Reference: original article fourteen years ago. Making an Eggplant Tree. Or an Eggplant and Tomatoes Tree.
Okra onto rose of sharon anyone?
This would be my dream! Thank you for the article.
I was surprised to see jackfruit can survive until -3, which means I might be able to grow it here in Mallorca where freezing rarely happens and never below -2 where I am at least.
Getting viable seed is your next challenge since they cannot be dried and stored like a lot of fruit tree seeds. The seeds are large as well, which makes some quarantine services more nervous.
I wonder how many seeds go zipping around the world in unmarked envelopes…
For us in Europe we have jurassicfruit.com that deliver fresh jackfruit and other exotic fruit. Right now I have lots of cacao and safou seedlings growing from planting the seeds after eating the fruit.
Maybe similar fresh fruit companies exist in Australia and the US.
Ah yes, that’s a good point. Never underestimate how far you can get with planting seeds from freshly imported fruit.
As for tropical fruit in the US, I have looked with interest at these four websites:
https://www.montosogardens.com/
I haven’t bought anything from any of them, but they all look like good places to buy unusual tropical fruit.

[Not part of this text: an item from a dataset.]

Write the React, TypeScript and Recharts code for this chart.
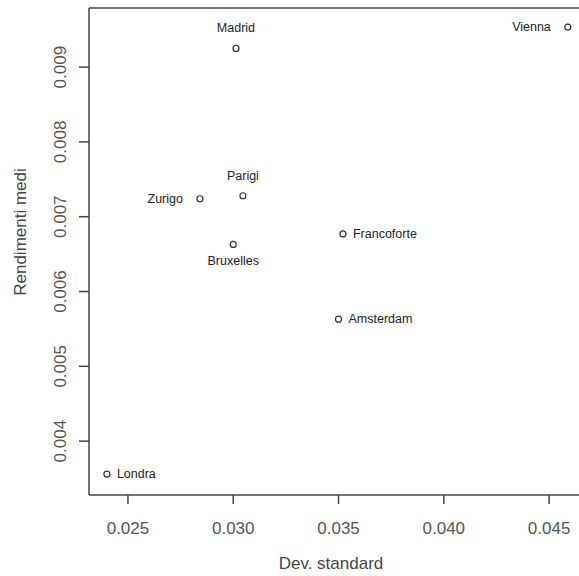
import React from "react";
import {
  ReferenceLine,
  Scatter,
  ScatterChart,
  XAxis,
  YAxis,
} from "recharts";

const cities = ["Madrid", "Vienna", "Parigi", "Zurigo", "Bruxelles", "Francoforte", "Amsterdam", "Londra"];
const devStandard = [0.03013, 0.04589, 0.03046, 0.02842, 0.03, 0.03521, 0.035, 0.024];
const rendimentiMedi = [0.00925, 0.009535, 0.00728, 0.00724, 0.00663, 0.00677, 0.00563, 0.00356];

const xTicks = [0.025, 0.03, 0.035, 0.04, 0.045];
const yTicks = [0.004, 0.005, 0.006, 0.007, 0.008, 0.009];

const X_DOMAIN: [number, number] = [0.02315, 0.04642];
const Y_DOMAIN: [number, number] = [0.00328, 0.00979];

// where each label sits relative to its point (like R's text(pos=...))
const labelSide: Record<string, "top" | "bottom" | "left" | "right"> = {
  Madrid: "top",
  Vienna: "left",
  Parigi: "top",
  Zurigo: "left",
  Bruxelles: "bottom",
  Francoforte: "right",
  Amsterdam: "right",
  Londra: "right",
};

type Point = { city: string; x: number; y: number };

const points: Point[] = cities.map((city, i) => ({
  city,
  x: devStandard[i],
  y: rendimentiMedi[i],
}));

const FONT = "'Liberation Sans', Arial, sans-serif";

function CityPoint(props: any) {
  const { cx, cy, payload } = props;
  if (cx == null || cy == null) return null;
  const side = labelSide[payload.city];
  let tx = cx;
  let ty = cy;
  let anchor: "start" | "middle" | "end" = "middle";
  if (side === "top") ty = cy - 20;
  if (side === "bottom") ty = cy + 17;
  if (side === "left") {
    tx = cx - 17;
    anchor = "end";
  }
  if (side === "right") {
    tx = cx + 10;
    anchor = "start";
  }
  return (
    <g>
      <circle cx={cx} cy={cy} r={3} fill="#fff" stroke="#333" strokeWidth={1.2} />
      <text
        x={tx}
        y={ty}
        textAnchor={anchor}
        dominantBaseline="central"
        fontSize={12.5}
        fontFamily={FONT}
        fill="#222"
      >
        {payload.city}
      </text>
    </g>
  );
}

function YTick(props: any) {
  const { y, payload } = props;
  return (
    <text
      x={61}
      y={y}
      transform={`rotate(-90, 61, ${y})`}
      textAnchor="middle"
      dominantBaseline="central"
      fontSize={17}
      fontFamily={FONT}
      fill="#555"
    >
      {payload.value.toFixed(3)}
    </text>
  );
}

function XTick(props: any) {
  const { x, payload } = props;
  return (
    <text
      x={x}
      y={528}
      textAnchor="middle"
      dominantBaseline="central"
      fontSize={17}
      fontFamily={FONT}
      fill="#555"
    >
      {payload.value.toFixed(3)}
    </text>
  );
}

export default function App() {
  return (
    <div style={{ position: "absolute", left: 0, top: 0, width: 579, height: 576, background: "#fff" }}>
      <ScatterChart width={579} height={576} margin={{ top: 8, right: 0, bottom: 0, left: 0 }}>
        <XAxis
          type="number"
          dataKey="x"
          domain={X_DOMAIN}
          ticks={xTicks}
          allowDataOverflow
          height={81}
          stroke="#444"
          strokeWidth={1.5}
          tickSize={9}
          tick={<XTick />}
          label={{
            content: () => (
              <text
                x={331}
                y={563}
                textAnchor="middle"
                dominantBaseline="central"
                fontSize={17}
                fontFamily={FONT}
                fill="#444"
              >
                Dev. standard
              </text>
            ),
          }}
        />
        <YAxis
          type="number"
          dataKey="y"
          domain={Y_DOMAIN}
          ticks={yTicks}
          allowDataOverflow
          width={89}
          stroke="#444"
          strokeWidth={1.5}
          tickSize={10}
          tick={<YTick />}
          label={{
            content: () => (
              <text
                x={20}
                y={232}
                transform="rotate(-90, 20, 232)"
                textAnchor="middle"
                dominantBaseline="central"
                fontSize={17}
                fontFamily={FONT}
                fill="#444"
              >
                Rendimenti medi
              </text>
            ),
          }}
        />
        <ReferenceLine y={Y_DOMAIN[1]} stroke="#444" strokeWidth={1.5} />
        <Scatter data={points} shape={<CityPoint />} isAnimationActive={false} />
      </ScatterChart>
    </div>
  );
}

I keep thinking I want to buy some, and then I look at the prices and balk, and then I go back a month later and think wistfully about it . . .
Oh! Do check your local Mexican grocery store, if you have one. I went to mine last week, and I was thrilled to find mamey sapote there. YAY! I finally got to try that species!
In case you’re curious, they taste like sweet potatoes with a floral aftertaste. Very dense flesh, much denser than sweet potatoes. I like the sweet potato texture better and the mamey sapote taste better, and I’d happily grow mameys as well as sweet potatoes, but they’re a zone 10 plant . . .
Well, I mean, obviously I’m going to try growing them in my greenhouse, even if it’s unlikely to succeed. I bought two fruits, so I have two seeds to play with!